Um conhecido declarou que ninguém, nos
dias atuais, consegue ler um romance com mais de 400 páginas.
Famoso escritor brasileiro propôs, através de uma crônica, a extinção da crônica (seguindo um comportamento niilista que, em outro momento, havia decretado o fim do romance).
São dois exemplos recentes de que existe um pensamento próximo na negação da leitura. Mas, provavelmente, fazer esse tipo de comentário implica em um erro. Ou em vários. O que predomina não são os baixos níveis de escolaridade (e, consequentemente, de leitura) entre os brasileiros. É a falta de paciência para estruturar a reflexão crítica (que demanda tempo e silêncio – artigos escassos em um mundo que se move mais rápido do que o necessário).
De qualquer forma, algumas perguntas precisam ser formuladas. Livros como A procura do tempo perdido (Marcel Proust), A montanha mágica (Thomas Mann) e Os irmãos Karamazov (Fiódor Dostoiévski), para citar três clássicos, estão destinados a se transformar em peças de museu? Ou melhor, ficarão emparedados eternamente nas estantes das bibliotecas públicas e somente serão lidos por malucos ou por estudiosos da pré-história literária? Quem os substituirá? Memes e vídeos das redes sociais? Independente da resposta (ou da rota de fuga que implica em dizer que as imagens também são formas de leitura), a proposição catastrófica de Fahrenheit 451 (Ray Bradbury), que antecipava a extinção da literatura, parece estar adquirindo substância. Os sistemas políticos autocráticos detestam qualquer atitude que se afaste da submissão ou que proclame a liberdade de pensamento.

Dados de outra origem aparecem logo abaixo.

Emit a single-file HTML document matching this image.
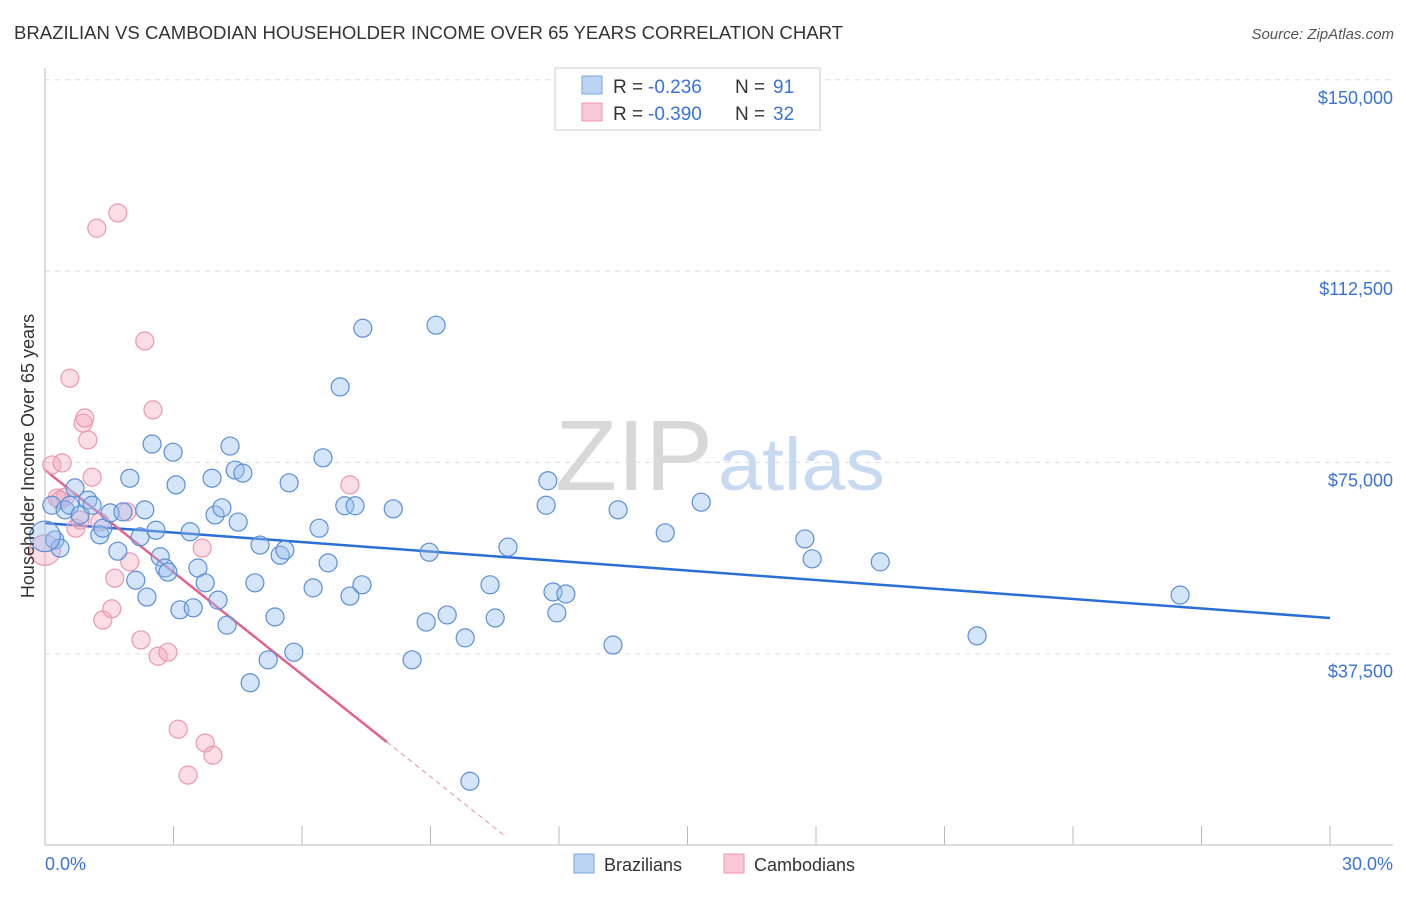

Entre o alfa e o ômega, a realidade contemporânea foi recheada pela distopia. Pelas mãos dos fariseus surgem os tais biscoitos finos – indicados por dez entre dez filósofos e profetas em podcasts antenadíssimos com o que há de mais atual na tecno(bio)logia. Brave new world.
Não adiante dizer: salve-se quem puder. O espaço subitamente vazio será ocupado com algo que está longe de ser a estampa elegante que Gutenberg imprimiu no século XV.
A possibilidade das bibliotecas serem devoradas pelo fogo deixou de ser uma ameaça. As cenas retratada nos romances O nome da rosa (Umberto Eco) e Auto-de-fé (Elias Canetti) não estão restritas ao imaginário. Em agosto de 1992, os soldados sérvios bombardearam a Biblioteca Nacional e Universitária da Bósnia, causando um prejuízo cultural similar ao incêndio da Biblioteca de Alexandria, em 48 a. C.
É o horror, o horror – diria Kurtz ao ver o alcance da maldade humana, ao perceber que o Aleph mimetiza o labirinto que conduz diretamente ao Minotauro. Nem todo leitor consegue se disfarçar de Teseu – ou receber um barbante de Ariadne.
Se a leitura implica em conhecer outros mundos, em viajar através da imaginação, provavelmente será nos livros que se encontram as respostas para as perguntas que ninguém quer formular. Isso trará a felicidade?, manifesta-se o incrédulo. Não. Os livros não são panaceias ou passes de mágica ou soluções para os problemas do mundo. O que se procura (e talvez possa ser encontrado) na leitura é outra coisa (que possivelmente não tem nome), mas que nos faz perceber que ainda somos humanos.